- Korroticë e Epërme Location in Kosovo
- Location: Kosovo
- District: Pristina
- Municipality: Glogovac

Population (2024)
- • Total: 1,158
- Time zone: UTC+1 (CET)
- • Summer (DST): UTC+2 (CEST)

= Korroticë e Epërme =

Gornja Koretica (Горња Коретица) or Korroticë e Gllogocit (in Albanian) is a village in the municipality of Glogovac in central Kosovo. It is a rural settlement of the scattered type, situated at the foothill of Goleš (1018 m), on 610–640 m height, 5 km southeast from Glogovac. The cadastral area is 849 hectares. The village population economy is plowing and cattle-raising (24,26% agricultural). A quarry is located in the village.

== History ==
===Kosovo War===
On 28 August 1998 during the Kosovo War, there was an armed clash in Korroticë, which the KLA successfully defended and inflicted significant losses on the Serbian forces.

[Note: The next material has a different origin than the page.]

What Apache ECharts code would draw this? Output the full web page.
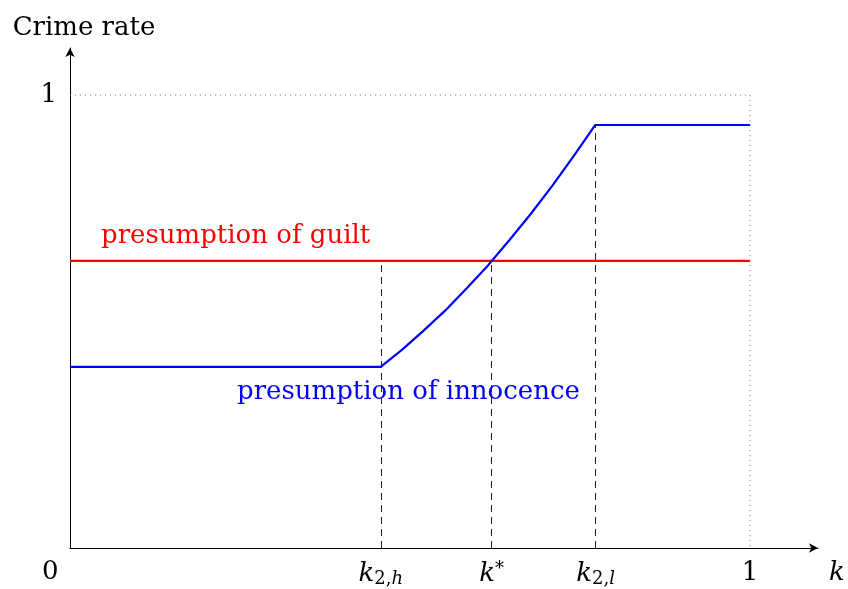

KLA fighter Halil Pecani was wounded during the clash.

One month later during an offensive in Drenica, the village was surrounded by Serbian forces on 25th September and six of the KLA fighters there had fallen leading to the Temporary Yugoslav occupation of Korroticë.

==Notable people==
- Haradin Bala (1957-2018), a KLA commander convicted for war crimes, was born in the village.